In Kansas, 150 years earlier, the same ignorance and casual violence was at work, though, as portrayed in Tom Clavin’s book, Dodge City, there was significant, and somewhat successful, resistance in the form of Wyatt Earp, Bat Masterson, their brothers and friends. The “good guys” weren’t exactly choir boys as the saying goes, but they had an integrity, at least in Clavin’s coverage, not evident in Taibbi’s book. They were surrounded by corrupt lawmen, politicians, cattlemen, reckless cowboys and vicious sociopathic outlaws differentiated from today’s mobsters only by horses instead of Lincoln Town Cars. Women fit into the story only peripherally, mostly as prostitutes. “Taming the west” involved colossal injustice for natives: the stealing of their land; forced removal to “reservations”, often the least habitable areas around, which were stolen again whenever precious metals were discovered; the wanton slaughter of the magnificent buffalo to near-extinction, on which the natives were dependent for food. The “good guys” Wyatt and Bat did little on this illegal front, standing on the wrong side of it in fact as their early work was killing buffalo for the hides, well, the money for the hides – ain’t it always so. Daniel Quinn, in the novel Ishmael, asks the reader to – Imagine yourself in 1930s Germany; what would you do?

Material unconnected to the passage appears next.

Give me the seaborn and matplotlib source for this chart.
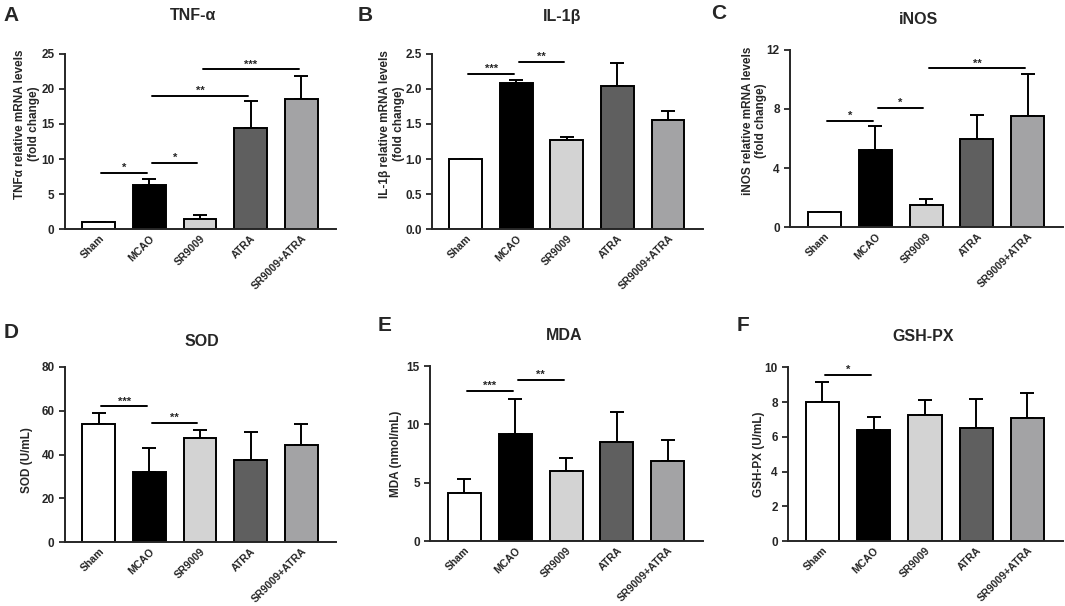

Extending the question to the western United States in 1870, or hell, to our 2017 world, points up the immense difficulty confronting those who would intervene in the relentless trajectory of rapacious patriarchal greed.

That brings us to another book I’ve been dipping into, Eckhart Tolle’s, The Power of Now, the book that brought him fame. It provides the hope lacking in these other books. In the form of questions from Tolle’s clients and his answers, it covers basically the same ground as his wonderful A New Earth (I like to say, the most important book ever published). In a nutshell, the hope consists in realizing that human dysfunction, at the root of all that ails our civilization… greed, conflict, war… is a mental construct he calls ego. Even the reformers, the activists who dream of and work for peace are often captured by it. The ultimate form of activism is to become the observer, of the thoughts and emotions, the mind chatter, that drifts across our field of awareness, observing rather than being them, avoiding mistaking them for us. Our real selves, in essence, is that observer which is consciousness. Bringing the light of consciousness to those thoughts and emotions, they are transposed into presence. In presence is joy of being and eventually comes an impulse to creativity, an ego-less act aligned with the intelligence, the source of being. We don’t decide to be good, to act according to some ethical creed, we get present and our behavior, aligned as said, is ethical, sensitive, caring, compassionate and respectful of the miracle of life, recognizing that the essence, consciousness, is where we all meet. I did say, “in a nutshell” – Tolle’s books and talks elaborate on these appealing ideas which are newly articulated but hardly original, having been stated, and mostly misunderstood, in many, often esoteric, forms, by rare and singular individuals throughout history.